Before documents are released, archives staff must read them and, by law, must redact material that they determine contains classified information, invades a person's privacy, reveals trade secrets, reveals confidential advice from presidential advisors or raises other concerns specified in the records law.
Asked how long it might be before Hillary Clinton's records are released, the library's chief archivist said it could take years.
"We're processing as fast as we can," Melissa Walker said....
What records that have been made public offer tantalizing details about Hillary Clinton's White House years. One memo reveals details about the "war room" for the healthcare plan. Aides wrote of the need for secrecy, but also presented Hillary Clinton with arguments she could make that the process of drawing up a healthcare plan was "the most open in the history of the federal government."

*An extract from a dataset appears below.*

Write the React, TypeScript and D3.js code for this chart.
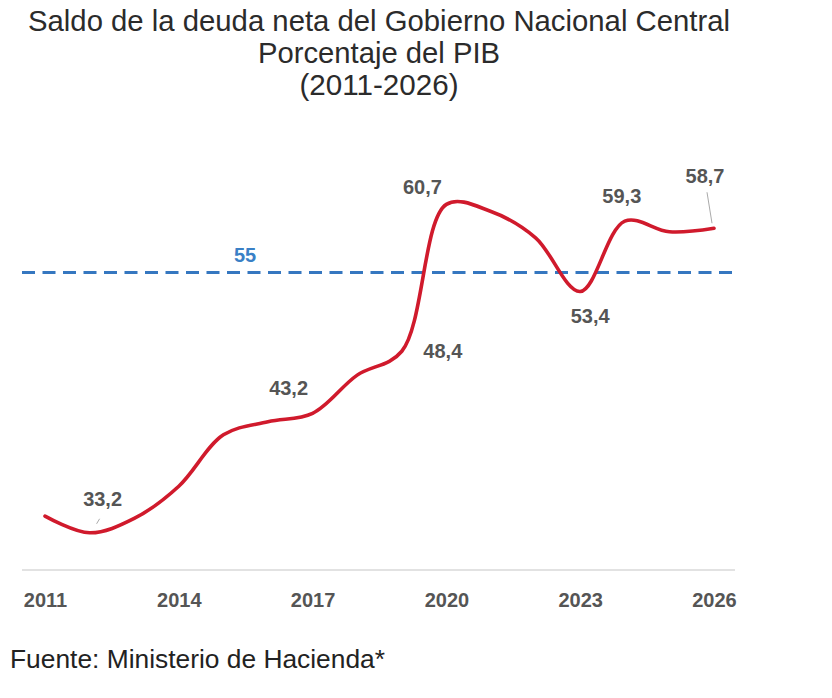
import { useRef, useEffect } from "react";
import * as d3 from "d3";

// Saldo de la deuda neta del GNC (% del PIB)
const years = [2011, 2012, 2013, 2014, 2015, 2016, 2017, 2018, 2019, 2020, 2021, 2022, 2023, 2024, 2025, 2026];
const debt = [34.6, 33.2, 34.4, 37.1, 41.4, 42.5, 43.2, 46.4, 48.4, 60.7, 60.1, 57.9, 53.4, 59.3, 58.4, 58.7];
const labelledYears = [2012, 2017, 2019, 2020, 2023, 2024, 2026];
const tickYears = [2011, 2014, 2017, 2020, 2023, 2026];
const anchorValue = 55;
const titleLines = ["Saldo de la deuda neta del Gobierno Nacional Central", "Porcentaje del PIB", "(2011-2026)"];
const sourceText = "Fuente: Ministerio de Hacienda*";

export default function App() {
  const ref = useRef<SVGSVGElement | null>(null);

  useEffect(() => {
    const svg = d3.select(ref.current);
    svg.selectAll("*").remove();

    const width = 832;
    const height = 698;
    const font = "'Liberation Sans', Arial, sans-serif";
    const narrow = "'Liberation Sans Narrow', 'Arial Narrow', 'Liberation Sans', Arial, sans-serif";

    const x = d3.scaleLinear().domain([2011, 2026]).range([45, 714]);
    const y = d3.scaleLinear().domain([30, 65]).range([571, 153]);

    const comma = d3.formatLocale({ decimal: ",", thousands: ".", grouping: [3], currency: ["$", ""] }).format(".1f");

    svg.append("rect").attr("width", width).attr("height", height).attr("fill", "#fff");

    // título
    const titleWidths = [702, 242, 159];
    const titleBase = [31, 63, 95];
    titleLines.forEach((t, i) => {
      svg
        .append("text")
        .attr("x", 379)
        .attr("y", titleBase[i])
        .attr("text-anchor", "middle")
        .attr("font-family", narrow)
        .attr("font-size", 29)
        .attr("fill", "#2b2b2b")
        .attr("textLength", titleWidths[i])
        .attr("lengthAdjust", "spacingAndGlyphs")
        .text(t);
    });

    // línea base
    svg
      .append("line")
      .attr("x1", 22)
      .attr("x2", 735)
      .attr("y1", 570)
      .attr("y2", 570)
      .attr("stroke", "#e2e2e2")
      .attr("stroke-width", 2);

    // eje X
    const xAxis = svg
      .append("g")
      .attr("transform", "translate(0,570)")
      .call(
        d3
          .axisBottom(x)
          .tickValues(tickYears)
          .tickFormat(d3.format("d"))
          .tickSize(0)
          .tickPadding(23)
      );
    xAxis.select(".domain").remove();
    xAxis
      .selectAll("text")
      .attr("font-family", font)
      .attr("font-size", 20)
      .attr("font-weight", "bold")
      .attr("fill", "#555");

    // ancla 55
    svg
      .append("line")
      .attr("x1", 22)
      .attr("x2", 738)
      .attr("y1", y(anchorValue))
      .attr("y2", y(anchorValue))
      .attr("stroke", "#3577c0")
      .attr("stroke-width", 3)
      .attr("stroke-dasharray", "13,7.5");

    svg
      .append("text")
      .attr("x", 245)
      .attr("y", y(anchorValue) - 10)
      .attr("text-anchor", "middle")
      .attr("font-family", font)
      .attr("font-size", 20)
      .attr("font-weight", "bold")
      .attr("fill", "#3a80c6")
      .text(String(anchorValue));

    // línea
    const points = years.map((yr, i) => ({ year: yr, value: debt[i] }));
    const line = d3
      .line<{ year: number; value: number }>()
      .x((d) => x(d.year))
      .y((d) => y(d.value))
      .curve(d3.curveCatmullRom.alpha(0.5));

    svg
      .append("path")
      .datum(points)
      .attr("fill", "none")
      .attr("stroke", "#d01a2c")
      .attr("stroke-width", 3.6)
      .attr("stroke-linejoin", "round")
      .attr("stroke-linecap", "round")
      .attr("d", line);

    // etiquetas
    const offsets: Record<number, [number, number]> = {
      2012: [13, -27],
      2017: [-24, -18],
      2019: [41, 7],
      2020: [-24, -10],
      2023: [10, 31],
      2024: [-3, -18],
      2026: [-9, -45],
    };
    const leaders: Record<number, [number, number, number, number]> = {
      2012: [10, -14, 7, -9],
      2026: [-7, -36, -2, -5],
    };

    points
      .filter((d) => labelledYears.includes(d.year))
      .forEach((d) => {
        const px = x(d.year);
        const py = y(d.value);
        const [dx, dy] = offsets[d.year];
        const ld = leaders[d.year];
        if (ld) {
          svg
            .append("line")
            .attr("x1", px + ld[0])
            .attr("y1", py + ld[1])
            .attr("x2", px + ld[2])
            .attr("y2", py + ld[3])
            .attr("stroke", "#aaa")
            .attr("stroke-width", 1);
        }
        svg
          .append("text")
          .attr("x", px + dx)
          .attr("y", py + dy)
          .attr("text-anchor", "middle")
          .attr("font-family", font)
          .attr("font-size", 20)
          .attr("font-weight", "bold")
          .attr("fill", "#555")
          .text(comma(d.value));
      });

    // fuente
    svg
      .append("text")
      .attr("x", 10)
      .attr("y", 668)
      .attr("font-family", narrow)
      .attr("font-size", 25)
      .attr("fill", "#222")
      .attr("textLength", 375)
      .attr("lengthAdjust", "spacingAndGlyphs")
      .text(sourceText);
  }, []);

  return (
    <svg
      ref={ref}
      width={832}
      height={698}
      style={{ position: "absolute", left: 0, top: 0 }}
    ></svg>
  );
}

A 1993 memo discussed a plan to create reports on members of Congress, tracking their positions on healthcare. The files would log when members met with Hillary Clinton, how they voted on key bills, and -- under a category called "influence" -- whom they consulted for advice. One 1994 memo offers a historical curiosity: It draws Clinton's attention to a rising Republican politician, Mitt Romney, who is now a leading contender for the Republican presidential nomination.
In the memo, Clinton's aides discussed a trip to Boston, where the then-first lady was to appear at a fundraising event for Sen. Edward M. Kennedy (D-Mass). Kennedy was then running for reelection against Romney.
"Romney, a millionaire business consultant with no political experience, is a Mormon," the memo reads. "His religion is a delicate issue, which Kennedy himself has not raised but other Democrats have."...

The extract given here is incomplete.